The Personnel Commission rejects Complainant’s argument that the evidentiary threshold necessary to establish probable cause is quite minimal, and that any and all facts giving rise to competing inferences should be resolved in the Complainant’s favor. The Commission notes that this is similar to the “substantial evidence” standard used by courts in judicial review, and if applied as the standard for determining probable cause would not meet the clear purpose of the legislature in establishing a probable cause standard, which was to provide a screening device to sort out cases lacking a certain threshold degree of substance. However, the Commission also rejects the Respondent's approach that a preponderance of the evidence standard should be applied. The Commission concludes that probable cause requires a degree of proof that is less demanding than the preponderance standard applicable on the merits, but more demanding than the standard urged by the Complainant. The Commission agrees with the characterization of probable cause “as being somewhere between preponderance and suspicion.” Winters v. DOT (Wis. Pers. Comm’n, 09/04/86).

In a probable cause proceeding the evidentiary standard applied is not as rigorous as that which is required at a hearing on the merits. Nevertheless, it is useful to use the McDonnell-Douglas format in analyzing the record. Mitchell v. UW-Milwaukee (Wis. Pers. Comm’n, 04/04/86).

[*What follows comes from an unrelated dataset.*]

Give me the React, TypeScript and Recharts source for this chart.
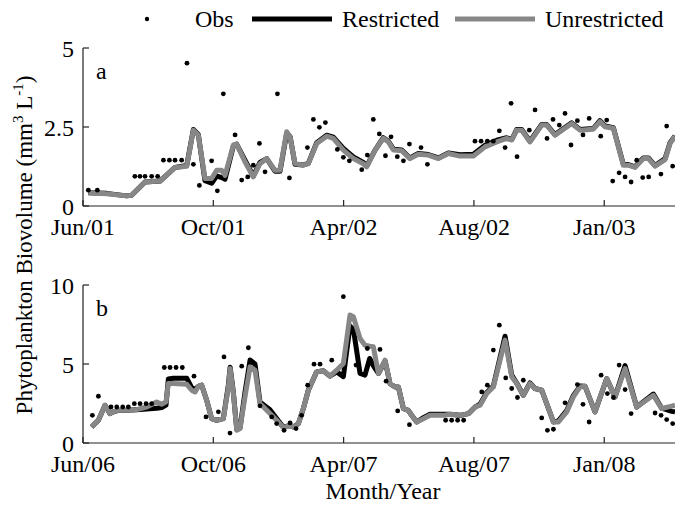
import { ComposedChart, Line, Scatter, XAxis, YAxis } from 'recharts'

const FONT = "'Liberation Serif', 'Times New Roman', serif"

// x positions are in tick units: one labelled tick every 10
const xTicks = [0, 10, 20, 30, 40]
const aTickLabels = ['Jun/01', 'Oct/01', 'Apr/02', 'Aug/02', 'Jan/03']
const bTickLabels = ['Jun/06', 'Oct/06', 'Apr/07', 'Aug/07', 'Jan/08']

// panel a: model output
const aT = [0.41, 1.82, 3.35, 3.73, 4.76, 5.91, 7.06, 7.96, 8.47, 8.85, 9.36, 9.87, 10.26, 10.64, 10.9, 11.54, 11.79, 12.43, 13.07, 13.58, 14.1, 14.73, 15.12, 15.63, 15.89, 16.27, 16.91, 17.29, 17.93, 18.7, 19.21, 19.98, 20.75, 21.51, 21.77, 22.41, 23.05, 23.44, 23.82, 24.46, 25.09, 25.73, 26.5, 27.27, 28.04, 28.93, 29.96, 30.85, 31.75, 32.51, 32.9, 33.28, 33.66, 34.3, 35.2, 35.58, 36.22, 37.5, 38.14, 39.16, 39.67, 40.06, 40.7, 41.47, 41.85, 42.36, 43.0, 43.39, 43.9, 44.67, 45.05, 45.43]
const aUnres = [0.42, 0.39, 0.32, 0.34, 0.76, 0.79, 1.22, 1.26, 2.4, 2.24, 0.87, 0.87, 1.13, 1.13, 0.97, 1.93, 1.96, 1.4, 0.92, 1.34, 1.5, 1.13, 1.13, 2.35, 2.19, 1.34, 1.29, 1.34, 1.98, 2.21, 2.14, 1.77, 1.5, 1.34, 1.24, 1.77, 2.14, 2.03, 1.77, 1.75, 1.5, 1.64, 1.61, 1.5, 1.66, 1.58, 1.58, 1.87, 2.03, 2.14, 2.09, 2.4, 2.4, 2.03, 2.56, 2.56, 2.24, 2.61, 2.4, 2.43, 2.67, 2.51, 2.46, 1.29, 1.29, 1.22, 1.5, 1.5, 1.26, 1.47, 1.98, 2.21]
const aRes = [0.42, 0.4, 0.32, 0.34, 0.76, 0.79, 1.22, 1.28, 2.42, 2.26, 0.8, 0.72, 0.95, 0.9, 0.85, 1.9, 1.96, 1.45, 0.95, 1.38, 1.5, 1.1, 1.1, 2.3, 2.2, 1.32, 1.3, 1.35, 2.0, 2.24, 2.18, 1.82, 1.55, 1.38, 1.26, 1.77, 2.16, 2.05, 1.8, 1.77, 1.52, 1.66, 1.63, 1.52, 1.68, 1.62, 1.64, 1.92, 2.08, 2.16, 2.1, 2.42, 2.42, 2.05, 2.58, 2.58, 2.26, 2.63, 2.42, 2.45, 2.7, 2.53, 2.48, 1.31, 1.31, 1.24, 1.52, 1.52, 1.28, 1.5, 2.0, 2.22]
// panel a: observations
const aObsT = [0.41, 1.1, 3.98, 4.37, 4.76, 5.27, 5.73, 6.17, 6.63, 7.06, 7.57, 7.98, 8.47, 8.93, 9.87, 10.31, 10.77, 11.67, 12.18, 12.64, 13.07, 13.54, 13.97, 14.92, 15.84, 17.22, 17.68, 18.14, 18.6, 19.52, 19.98, 20.44, 21.39, 21.82, 22.28, 22.74, 23.21, 23.64, 24.12, 24.59, 25.05, 25.94, 26.43, 30.08, 30.55, 31.03, 31.49, 31.95, 32.39, 32.85, 33.31, 34.25, 34.69, 35.61, 36.07, 36.55, 36.99, 37.45, 37.94, 38.37, 38.84, 39.73, 40.19, 40.65, 41.14, 41.6, 42.06, 42.49, 42.95, 43.41, 44.35, 44.79, 45.25]
const aObsV = [0.5, 0.5, 0.94, 0.94, 0.94, 0.94, 0.94, 1.45, 1.45, 1.45, 1.45, 4.52, 1.32, 0.65, 1.43, 0.48, 3.55, 2.25, 0.82, 0.92, 1.29, 1.98, 1.08, 3.55, 0.89, 1.85, 2.74, 2.49, 2.64, 1.79, 1.54, 1.43, 1.15, 1.61, 2.74, 2.28, 1.59, 2.19, 1.56, 1.43, 1.96, 1.85, 1.32, 2.05, 2.05, 2.05, 2.05, 2.38, 1.85, 3.25, 1.56, 2.4, 3.04, 2.14, 2.74, 2.56, 2.93, 1.93, 2.7, 2.25, 2.77, 2.21, 2.72, 0.79, 1.05, 0.92, 0.76, 1.45, 0.9, 0.92, 1.01, 2.53, 1.26]

// panel b: model output
const bT = [0.66, 1.18, 1.69, 2.07, 2.33, 2.71, 3.35, 4.11, 4.88, 5.65, 6.04, 6.37, 6.55, 6.93, 7.96, 8.34, 8.6, 8.85, 9.11, 9.49, 9.87, 10.26, 10.77, 11.16, 11.29, 11.54, 11.8, 12.05, 12.43, 12.82, 13.2, 13.58, 13.97, 14.35, 14.86, 15.38, 15.89, 16.14, 16.53, 16.91, 17.29, 17.93, 18.44, 18.95, 19.47, 19.98, 20.49, 20.75, 21.26, 21.64, 22.0, 22.28, 22.67, 23.18, 23.56, 23.94, 24.2, 24.59, 24.97, 25.22, 25.61, 26.12, 26.63, 27.66, 28.17, 28.94, 29.58, 30.09, 30.47, 30.98, 31.49, 32.39, 32.9, 33.28, 33.79, 34.3, 34.69, 35.2, 36.1, 36.48, 37.12, 37.63, 38.14, 38.53, 39.29, 40.19, 40.83, 41.6, 42.49, 43.77, 44.41, 45.18, 45.43]
const bUnres = [1.01, 1.44, 2.39, 1.86, 1.97, 2.07, 2.07, 2.11, 2.28, 2.6, 2.45, 2.6, 3.76, 3.76, 3.72, 3.34, 3.23, 3.59, 3.66, 2.71, 1.54, 1.44, 1.54, 3.55, 4.71, 3.13, 0.8, 0.91, 2.92, 4.82, 4.61, 2.49, 2.18, 1.86, 1.44, 0.97, 1.12, 1.01, 1.23, 2.18, 3.34, 4.5, 4.57, 4.23, 4.61, 5.03, 8.1, 7.99, 6.62, 6.19, 6.12, 6.09, 4.4, 5.24, 3.76, 3.55, 3.55, 2.18, 2.07, 1.75, 1.33, 1.54, 1.75, 1.75, 1.82, 1.75, 1.86, 2.28, 2.39, 3.13, 3.55, 6.51, 4.19, 3.76, 3.02, 3.76, 3.45, 3.34, 1.33, 1.33, 1.97, 2.92, 3.55, 3.59, 1.97, 4.08, 2.92, 4.71, 2.28, 3.02, 2.18, 2.33, 2.39]
const bRes = [1.01, 1.44, 2.39, 1.86, 1.97, 2.07, 2.07, 2.11, 2.15, 2.2, 2.25, 2.4, 4.05, 4.1, 4.1, 3.5, 3.4, 3.59, 3.66, 2.71, 1.54, 1.44, 1.54, 3.7, 4.8, 3.2, 0.85, 0.95, 3.2, 5.25, 5.0, 2.6, 2.35, 2.1, 1.55, 1.0, 1.12, 1.01, 1.23, 2.18, 3.34, 4.5, 4.57, 4.23, 4.5, 4.2, 7.4, 7.2, 4.4, 4.3, 5.35, 4.9, 4.4, 5.2, 3.76, 3.55, 3.55, 2.18, 2.07, 1.75, 1.33, 1.6, 1.82, 1.82, 1.82, 1.75, 1.86, 2.28, 2.45, 3.2, 3.6, 6.76, 4.3, 3.8, 3.02, 3.8, 3.45, 3.34, 1.33, 1.4, 2.05, 3.0, 3.6, 3.59, 1.97, 4.08, 2.92, 4.9, 2.28, 3.1, 2.2, 2.0, 1.97]
// panel b: observations
const bObsT = [0.72, 1.18, 2.15, 2.59, 3.05, 3.48, 3.94, 4.38, 4.84, 5.27, 6.24, 6.68, 7.14, 7.62, 8.52, 9.44, 10.39, 10.82, 11.28, 12.18, 12.69, 13.58, 14.48, 14.86, 15.43, 15.89, 16.35, 16.78, 17.24, 17.73, 18.19, 19.09, 19.98, 20.95, 21.82, 22.79, 23.26, 24.15, 25.05, 27.83, 28.29, 28.75, 29.21, 30.6, 31.03, 31.49, 31.95, 32.44, 32.9, 33.34, 33.79, 35.2, 35.64, 36.1, 36.99, 37.94, 38.37, 38.84, 39.76, 40.24, 40.7, 41.14, 41.6, 42.06, 43.9, 44.36, 44.79, 45.25]
const bObsV = [1.75, 2.96, 2.28, 2.28, 2.28, 2.28, 2.49, 2.49, 2.49, 2.49, 4.78, 4.78, 4.78, 4.78, 4.23, 1.65, 1.97, 5.45, 0.63, 4.86, 6.03, 2.35, 1.65, 1.23, 0.8, 1.27, 0.91, 1.75, 3.66, 4.99, 4.99, 5.24, 9.26, 4.93, 5.98, 5.92, 3.91, 2.03, 1.16, 1.44, 1.44, 1.44, 1.44, 3.23, 3.66, 5.88, 7.46, 4.12, 3.45, 2.88, 3.97, 1.59, 0.8, 0.87, 2.54, 3.7, 2.45, 1.33, 4.29, 3.13, 2.88, 4.93, 3.38, 1.86, 1.9, 1.75, 1.48, 1.23]

const X_MAX = 45.43
const GRAY = '#878787'
const AXIS = '#222'
const FS = 24
const textStyle = { fontFamily: FONT, fontSize: FS }

function BottomTick(props: any) {
  const { x, y, payload, labels } = props
  const i = xTicks.indexOf(payload.value)
  return (
    <g>
      <line x1={x} x2={x} y1={y} y2={y - 6} stroke={AXIS} strokeWidth={1.2} />
      <text x={x} y={y + 29} textAnchor="middle" fill="#000" style={textStyle}>
        {labels[i]}
      </text>
    </g>
  )
}

function TopTick(props: any) {
  const { x, y } = props
  return <line x1={x} x2={x} y1={y} y2={y + 6} stroke={AXIS} strokeWidth={1.2} />
}

function LeftTick(props: any) {
  const { x, y, payload } = props
  return (
    <g>
      <line x1={x} x2={x + 6} y1={y} y2={y} stroke={AXIS} strokeWidth={1.2} />
      <text x={x - 9} y={y + 9} textAnchor="end" fill="#000" style={textStyle}>
        {payload.value}
      </text>
    </g>
  )
}

function Dot(p: any) {
  return <circle cx={p.cx} cy={p.cy} r={2.4} fill="#000" />
}

interface PanelProps {
  t: number[]
  res: number[]
  unres: number[]
  obsT: number[]
  obsV: number[]
  yMax: number
  yTicks: number[]
  labels: string[]
  height: number
  top: number
  axisH: number
}

function Panel({ t, res, unres, obsT, obsV, yMax, yTicks, labels, height, top, axisH }: PanelProps) {
  const rows = t.map((x, i) => ({ t: x, res: res[i], unres: unres[i] }))
  const obs = obsT.map((x, i) => ({ t: x, v: obsV[i] }))
  return (
    <ComposedChart width={675} height={height} data={rows} margin={{ top, right: 0, bottom: 0, left: 0 }}>
      <XAxis
        dataKey="t" type="number" domain={[0, X_MAX]} allowDataOverflow ticks={xTicks}
        height={axisH} tickSize={0} tickMargin={0} tickLine={false}
        axisLine={{ stroke: AXIS, strokeWidth: 1.2 }}
        tick={<BottomTick labels={labels} />} interval={0}
      />
      <XAxis
        xAxisId="top" orientation="top" dataKey="t" type="number" domain={[0, X_MAX]} allowDataOverflow
        ticks={xTicks} height={0} tickSize={0} tickMargin={0} tickLine={false}
        axisLine={{ stroke: AXIS, strokeWidth: 1.2 }} tick={<TopTick />} interval={0}
      />
      <YAxis
        type="number" domain={[0, yMax]} ticks={yTicks} width={83} tickSize={0} tickMargin={0}
        tickLine={false} axisLine={{ stroke: AXIS, strokeWidth: 1.2 }} tick={<LeftTick />} interval={0}
      />
      <Line dataKey="res" stroke="#000" strokeWidth={5} dot={false} isAnimationActive={false} strokeLinejoin="round" />
      <Line dataKey="unres" stroke={GRAY} strokeWidth={5} dot={false} isAnimationActive={false} strokeLinejoin="round" />
      <Scatter data={obs} dataKey="v" shape={<Dot />} isAnimationActive={false} />
    </ComposedChart>
  )
}

export default function App() {
  return (
    <div style={{ position: 'absolute', left: 0, top: 0, width: 675, height: 512, background: '#fff', overflow: 'hidden', fontFamily: FONT }}>
      <svg width={675} height={44} style={{ position: 'absolute', left: 0, top: 0 }}>
        <circle cx={147} cy={19} r={2.2} fill="#000" />
        <text x={195} y={27} style={textStyle}>Obs</text>
        <line x1={252} x2={332} y1={19} y2={19} stroke="#000" strokeWidth={5} />
        <text x={342} y={27} style={textStyle}>Restricted</text>
        <line x1={455} x2={535} y1={19} y2={19} stroke={GRAY} strokeWidth={5} />
        <text x={545} y={27} style={textStyle}>Unrestricted</text>
      </svg>
      <div style={{ position: 'absolute', left: 0, top: 0 }}>
        <Panel t={aT} res={aRes} unres={aUnres} obsT={aObsT} obsV={aObsV} yMax={5} yTicks={[0, 2.5, 5]}
          labels={aTickLabels} height={250} top={48} axisH={44} />
      </div>
      <div style={{ position: 'absolute', left: 0, top: 250 }}>
        <Panel t={bT} res={bRes} unres={bUnres} obsT={bObsT} obsV={bObsV} yMax={10} yTicks={[0, 5, 10]}
          labels={bTickLabels} height={262} top={35} axisH={69} />
      </div>
      <div style={{ position: 'absolute', left: 96, top: 58, fontSize: FS }}>a</div>
      <div style={{ position: 'absolute', left: 96, top: 295, fontSize: FS }}>b</div>
      <div
        style={{
          position: 'absolute', left: 24, top: 245, fontSize: 23, whiteSpace: 'nowrap',
          transform: 'translate(-50%, -50%) rotate(-90deg)',
        }}
      >
        Phytoplankton Biovolume (mm<sup style={{ fontSize: 15 }}>3</sup> L<sup style={{ fontSize: 15 }}>-1</sup>)
      </div>
      <div style={{ position: 'absolute', left: 383, top: 478, fontSize: FS, transform: 'translateX(-50%)', whiteSpace: 'nowrap' }}>
        Month/Year
      </div>
    </div>
  )
}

The Commission is not limited at the probable cause hearing to merely examining whether the petitioner has presented evidence, which, if believed, would be sufficient to support his claim. Rather, the test is whether the Commission believes, upon its examination of the evidence and its review of the credibility of the witnesses, that discrimination has probably occurred. McLester v. Wis. Pers. Comm’n, (Ct. App., Dist. III, unpublished opinion, 03/12/85).

The question in a probable cause proceeding is whether there is any credible evidence in the record sufficient to support a claim that the Complainant was discriminated against. If there is such evidence, even if it is disputed or outweighed by contrary evidence, a finding of probable cause would have to be made. Christner v. LIRC (Dane Co. Cir. Ct. 06/30/78).

At a hearing on the issue of probable cause, a Complainant is not held to the same standard which applies to a full hearing on the merits. Lienhardt v. Pacon Corp. (LIRC, 01/21/76).

A hearsay statement alone is insufficient competent evidence to support a probable cause finding that discrimination has been committed. Hunt v. City of Madison (DILHR, 02/11/75).